There's no question that local businesses are losing out to this regulatory loophole, one that Belleville says the Régie has no immediate plans to stop up. "These are developments that are being followed by the Régie du cinéma," he says. "We will have to adapt to the new technology, but it's too early to make an assesment of that situation." In the meantime, it's the distribution side of the coin that's causing headaches for Masan and others in his position.
Distribution woes
On the form filled out for every movie, there's a section that concerns the North American distributor. Keep in mind this was a system conceived to protect against piracy--the government wants to make sure you have the right to sell these movies. No North American distributor, no dice, because that means no one has the right to sell the video in Quebec.
This is a problem that affects merchants and movie fans alike--it's Masan's number-1 peeve. Unless a DVD has a North American distributor, Masan can't get permission to sell it, even if it's a legitimate release. But that doesn't mean movie fans won't get it-- pirated tapes are rampant, and there's always the Internet.
Masan describes how movies are released for export in India a week after their theatrical premiere, but most don't have North American distributors, so he can't sell them in Montreal. Meanwhile, across the Ontario border, there's no problem.
"Quebec is the only one that uses stickers," says Masan. "I'm selling also in Ottawa, they don't need stickers. They have a free business, no headache. They don't have to worry about which movies are coming from where."
It's the same for movies from Hong Kong. Walk into any video store in Toronto or Manhattan, and you'll be faced with racks and racks of the latest from H.K. on DVD. Released by companies like Universe and Mei Ah, these discs are legitimate releases, but without a North American distributor that owns the rights, you can't get them here. The Chinatown store that sold them under the table recently went out of business. Instead, you can pay up to $80 for official releases from San Francisco-based Tai Seng at specialty stores like Boîte Noire.
No end in sight
The Régie has so far done nothing to curry the favour of people in Masan's position. Although there is a special exemption for importing small quantities of videos without a proper distributor, Belleville admits it is rarely granted.
For Masan, getting movies onto shelves is an ongoing fight. "If one movie is released and there is no distributor in Montreal, what would happen? I asked the question to the Régie. I said there are over 100 movies released in the last year with no distributor. They say, Let's wait for someone to become a distributor, otherwise we don't need it in the Quebec region."
In the mean time, Masan is getting his DVDs from Toronto, California and New York. Everywhere, it seems, but India. "If the Régie catches the movie we have to pay the fine, even it's the original DVD."
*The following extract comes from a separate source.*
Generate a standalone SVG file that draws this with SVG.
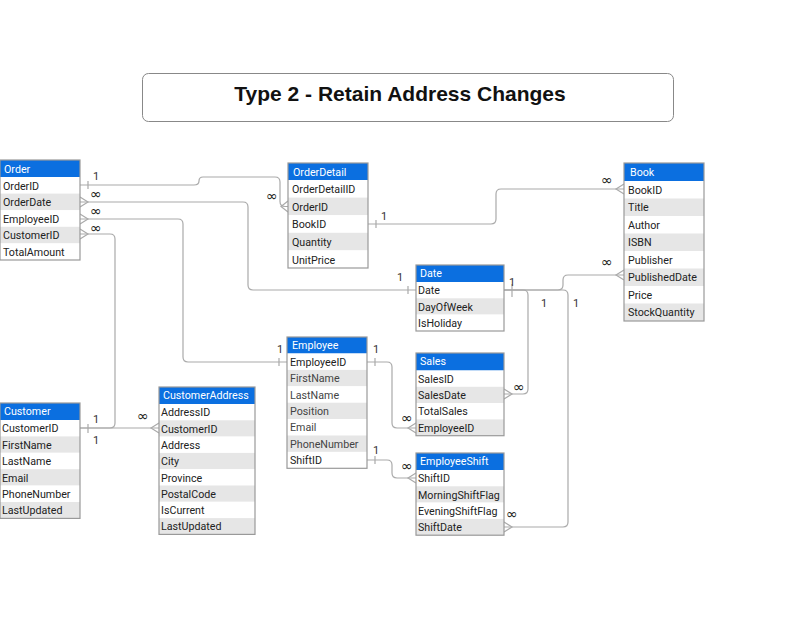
<svg xmlns="http://www.w3.org/2000/svg" width="800" height="618" viewBox="0 0 800 618">
<style>
text{font-family:Roboto,"Liberation Sans",sans-serif;}
.hd{fill:#0b6fe0;}
.hdt{fill:#fff;font-size:10.7px;}
.rw{fill:#fff;}
.rg{fill:#e6e6e6;}
.ft{fill:#222;font-size:10.7px;}
.fe{fill:#444;font-size:10.7px;}
.bd{fill:none;stroke:#999;stroke-width:1.2;}
.cn{fill:none;stroke:#aaa;stroke-width:1.2;}
.lb{fill:#333;font-size:11px;text-anchor:middle;}
.inf{fill:#222;font-size:14.5px;text-anchor:middle;font-family:"DejaVu Sans",sans-serif;}
</style>
<rect width="800" height="618" fill="#fff"/>
<g id="title">
<rect x="142.5" y="73.5" width="531" height="48" rx="6" fill="#fff" stroke="#888" stroke-width="1"/>
<text x="400" y="101" text-anchor="middle" style="font-family:'Liberation Sans',Arial,sans-serif;font-size:21px;font-weight:bold;fill:#111">Type 2 - Retain Address Changes</text>
</g>

<g id="connectors">
<path class="cn" d="M80,185 H194 Q199,185 199,181 Q199,177 203,177 H275 Q280,177 280,182 V201.5 Q280,206.5 285,206.5 H288"/>
<path class="cn" d="M80,202 H243 Q248,202 248,207 V285 Q248,290 253,290 H416"/>
<path class="cn" d="M80,219 H178 Q183,219 183,224 V357 Q183,362 188,362 H287"/>
<path class="cn" d="M80,234 H110 Q115,234 115,239 V423 Q115,428 110,428 H80"/>
<path class="cn" d="M80,428 H159"/>
<path class="cn" d="M368,224 H491 Q496,224 496,219 V194 Q496,189 501,189 H624"/>
<path class="cn" d="M504,290 H558 Q563,290 563,285 V280 Q563,275 568,275 H624"/>
<path class="cn" d="M504,290 H523 Q528,290 528,295 V389 Q528,394 523,394 H504"/>
<path class="cn" d="M504,290 H563 Q568,290 568,295 V522 Q568,527 563,527 H504"/>
<path class="cn" d="M367,362 H387 Q392,362 392,367 V423 Q392,428 397,428 H416"/>
<path class="cn" d="M367,460 H387 Q392,460 392,465 V473 Q392,478 397,478 H416"/>
<path class="cn" d="M88,181 V189 M408,286 V294 M512,284 V297 M279,358 V366 M88,424 V433 M376,220 V228 M375,358 V366 M375,456 V464"/>
<path class="cn" d="M288,201 L281,206.5 L288,212"/>
<path class="cn" d="M80,197 L88,202 L80,207"/>
<path class="cn" d="M80,214 L88,219 L80,224"/>
<path class="cn" d="M80,229 L88,234 L80,239"/>
<path class="cn" d="M159,423 L151,428 L159,433"/>
<path class="cn" d="M624,184 L616,189 L624,194"/>
<path class="cn" d="M624,270 L616,275 L624,280"/>
<path class="cn" d="M504,389 L512,394 L504,399"/>
<path class="cn" d="M504,522 L512,527 L504,532"/>
<path class="cn" d="M416,423 L408,428 L416,433"/>
<path class="cn" d="M416,473 L408,478 L416,483"/>
<text class="lb" x="96" y="180">1</text>
<text class="lb" x="384" y="220">1</text>
<text class="lb" x="400" y="281">1</text>
<text class="lb" x="512" y="286">1</text>
<text class="lb" x="544" y="307">1</text>
<text class="lb" x="576" y="307">1</text>
<text class="lb" x="280" y="353">1</text>
<text class="lb" x="96" y="423">1</text>
<text class="lb" x="96" y="444">1</text>
<text class="lb" x="376" y="353">1</text>
<text class="lb" x="376" y="454">1</text>
<text class="inf" x="96" y="199">∞</text>
<text class="inf" x="96" y="216">∞</text>
<text class="inf" x="96" y="233">∞</text>
<text class="inf" x="272" y="201">∞</text>
<text class="inf" x="607" y="185">∞</text>
<text class="inf" x="607" y="267">∞</text>
<text class="inf" x="143" y="421">∞</text>
<text class="inf" x="407" y="423">∞</text>
<text class="inf" x="407" y="471">∞</text>
<text class="inf" x="519" y="392">∞</text>
<text class="inf" x="512" y="519">∞</text>
</g>

<g id="Order">
<rect class="hd" x="0" y="160" width="80" height="17"/>
<text class="hdt" x="4" y="172.5">Order</text>
<rect class="rw" x="0" y="177" width="80" height="16.6"/>
<rect class="rg" x="0" y="193.6" width="80" height="16.6"/>
<rect class="rw" x="0" y="210.2" width="80" height="16.6"/>
<rect class="rg" x="0" y="226.8" width="80" height="16.6"/>
<rect class="rw" x="0" y="243.4" width="80" height="16.6"/>
<text class="ft" x="3" y="189.5">OrderID</text>
<text class="ft" x="3" y="206">OrderDate</text>
<text class="ft" x="3" y="222.5">EmployeeID</text>
<text class="ft" x="3" y="239">CustomerID</text>
<text class="ft" x="3" y="256">TotalAmount</text>
<rect class="bd" x="0" y="160" width="80" height="100"/>
</g>

<g id="OrderDetail">
<rect class="hd" x="288" y="163" width="80" height="17"/>
<text class="hdt" x="293" y="175.5">OrderDetail</text>
<rect class="rw" x="288" y="180" width="80" height="17.6"/>
<rect class="rg" x="288" y="197.6" width="80" height="17.6"/>
<rect class="rw" x="288" y="215.2" width="80" height="17.6"/>
<rect class="rg" x="288" y="232.8" width="80" height="17.6"/>
<rect class="rw" x="288" y="250.4" width="80" height="17.6"/>
<text class="ft" x="292" y="193">OrderDetailID</text>
<text class="ft" x="292" y="210.5">OrderID</text>
<text class="ft" x="292" y="228">BookID</text>
<text class="ft" x="292" y="246">Quantity</text>
<text class="ft" x="292" y="263.5">UnitPrice</text>
<rect class="bd" x="288" y="163" width="80" height="105"/>
</g>

<g id="Book">
<rect class="hd" x="624" y="163" width="80" height="18"/>
<text class="hdt" x="630" y="175.5">Book</text>
<rect class="rw" x="624" y="181" width="80" height="17.5"/>
<rect class="rg" x="624" y="198.5" width="80" height="17.5"/>
<rect class="rw" x="624" y="216" width="80" height="17.5"/>
<rect class="rg" x="624" y="233.5" width="80" height="17.5"/>
<rect class="rw" x="624" y="251" width="80" height="17.5"/>
<rect class="rg" x="624" y="268.5" width="80" height="17.5"/>
<rect class="rw" x="624" y="286" width="80" height="17.5"/>
<rect class="rg" x="624" y="303.5" width="80" height="17.5"/>
<text class="ft" x="628" y="193.5">BookID</text>
<text class="ft" x="628" y="211">Title</text>
<text class="ft" x="628" y="228.5">Author</text>
<text class="ft" x="628" y="246">ISBN</text>
<text class="ft" x="628" y="263.5">Publisher</text>
<text class="ft" x="628" y="281">PublishedDate</text>
<text class="ft" x="628" y="298.5">Price</text>
<text class="ft" x="628" y="316">StockQuantity</text>
<rect class="bd" x="624" y="163" width="80" height="158"/>
</g>

<g id="Date">
<rect class="hd" x="416" y="265" width="88" height="17"/>
<text class="hdt" x="420" y="277">Date</text>
<rect class="rw" x="416" y="282" width="88" height="16.3"/>
<rect class="rg" x="416" y="298.3" width="88" height="16.3"/>
<rect class="rw" x="416" y="314.6" width="88" height="16.3"/>
<text class="ft" x="418" y="294">Date</text>
<text class="ft" x="418" y="310.5">DayOfWeek</text>
<text class="ft" x="418" y="326.5">IsHoliday</text>
<rect class="bd" x="416" y="265" width="88" height="66"/>
</g>

<g id="Customer">
<rect class="hd" x="0" y="403" width="80" height="17"/>
<text class="hdt" x="4" y="415">Customer</text>
<rect class="rw" x="0" y="420" width="80" height="16.4"/>
<rect class="rg" x="0" y="436.4" width="80" height="16.4"/>
<rect class="rw" x="0" y="452.8" width="80" height="16.4"/>
<rect class="rg" x="0" y="469.2" width="80" height="16.4"/>
<rect class="rw" x="0" y="485.6" width="80" height="16.4"/>
<rect class="rg" x="0" y="502" width="80" height="16.4"/>
<text class="ft" x="2" y="432">CustomerID</text>
<text class="ft" x="2" y="448.5">FirstName</text>
<text class="ft" x="2" y="465">LastName</text>
<text class="ft" x="2" y="481.5">Email</text>
<text class="ft" x="2" y="497.5">PhoneNumber</text>
<text class="ft" x="2" y="514">LastUpdated</text>
<rect class="bd" x="0" y="403" width="80" height="115.4"/>
</g>

<g id="CustomerAddress">
<rect class="hd" x="159" y="387" width="96" height="17"/>
<text class="hdt" x="163" y="399">CustomerAddress</text>
<rect class="rw" x="159" y="404" width="96" height="16.3"/>
<rect class="rg" x="159" y="420.3" width="96" height="16.3"/>
<rect class="rw" x="159" y="436.6" width="96" height="16.3"/>
<rect class="rg" x="159" y="452.9" width="96" height="16.3"/>
<rect class="rw" x="159" y="469.2" width="96" height="16.3"/>
<rect class="rg" x="159" y="485.5" width="96" height="16.3"/>
<rect class="rw" x="159" y="501.8" width="96" height="16.3"/>
<rect class="rg" x="159" y="518.1" width="96" height="16.3"/>
<text class="ft" x="161" y="416">AddressID</text>
<text class="ft" x="161" y="432.5">CustomerID</text>
<text class="ft" x="161" y="448.5">Address</text>
<text class="ft" x="161" y="465">City</text>
<text class="ft" x="161" y="481.5">Province</text>
<text class="ft" x="161" y="497.5">PostalCode</text>
<text class="ft" x="161" y="514">IsCurrent</text>
<text class="ft" x="161" y="530">LastUpdated</text>
<rect class="bd" x="159" y="387" width="96" height="147.4"/>
</g>

<g id="Employee">
<rect class="hd" x="287" y="337" width="80" height="16.5"/>
<text class="hdt" x="292" y="348.5">Employee</text>
<rect class="rw" x="287" y="353.5" width="80" height="16.4"/>
<rect class="rg" x="287" y="369.9" width="80" height="16.4"/>
<rect class="rw" x="287" y="386.3" width="80" height="16.4"/>
<rect class="rg" x="287" y="402.7" width="80" height="16.4"/>
<rect class="rw" x="287" y="419.1" width="80" height="16.4"/>
<rect class="rg" x="287" y="435.5" width="80" height="16.4"/>
<rect class="rw" x="287" y="451.9" width="80" height="16.4"/>
<text class="ft" x="290" y="365.5">EmployeeID</text>
<text class="fe" x="290" y="382">FirstName</text>
<text class="fe" x="290" y="398.5">LastName</text>
<text class="fe" x="290" y="414.5">Position</text>
<text class="fe" x="290" y="431">Email</text>
<text class="fe" x="290" y="447.5">PhoneNumber</text>
<text class="ft" x="290" y="464">ShiftID</text>
<rect class="bd" x="287" y="337" width="80" height="131.3"/>
</g>

<g id="Sales">
<rect class="hd" x="416" y="353" width="88" height="17.5"/>
<text class="hdt" x="420" y="365">Sales</text>
<rect class="rw" x="416" y="370.5" width="88" height="16.3"/>
<rect class="rg" x="416" y="386.8" width="88" height="16.3"/>
<rect class="rw" x="416" y="403.1" width="88" height="16.3"/>
<rect class="rg" x="416" y="419.4" width="88" height="16.3"/>
<text class="ft" x="418" y="382.5">SalesID</text>
<text class="ft" x="418" y="399">SalesDate</text>
<text class="ft" x="418" y="415">TotalSales</text>
<text class="ft" x="418" y="431.5">EmployeeID</text>
<rect class="bd" x="416" y="353" width="88" height="82.7"/>
</g>

<g id="EmployeeShift">
<rect class="hd" x="416" y="453" width="88" height="17"/>
<text class="hdt" x="420" y="465">EmployeeShift</text>
<rect class="rw" x="416" y="470" width="88" height="16.3"/>
<rect class="rg" x="416" y="486.3" width="88" height="16.3"/>
<rect class="rw" x="416" y="502.6" width="88" height="16.3"/>
<rect class="rg" x="416" y="518.9" width="88" height="16.3"/>
<text class="ft" x="418" y="482">ShiftID</text>
<text class="ft" x="418" y="498.5">MorningShiftFlag</text>
<text class="ft" x="418" y="514.5">EveningShiftFlag</text>
<text class="ft" x="418" y="531">ShiftDate</text>
<rect class="bd" x="416" y="453" width="88" height="82.2"/>
</g>
</svg>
For his part, Masan would like to see the system done away with, even if it means an end to his comfortable near-monopoly. "In the Indian movie business there are only two distributors," Masan says. "I think if there is no sticker business in Montreal, there will be a double business from now. The shops will have no obligation to buy only from me because if there is no sticker they can buy from anyone they want."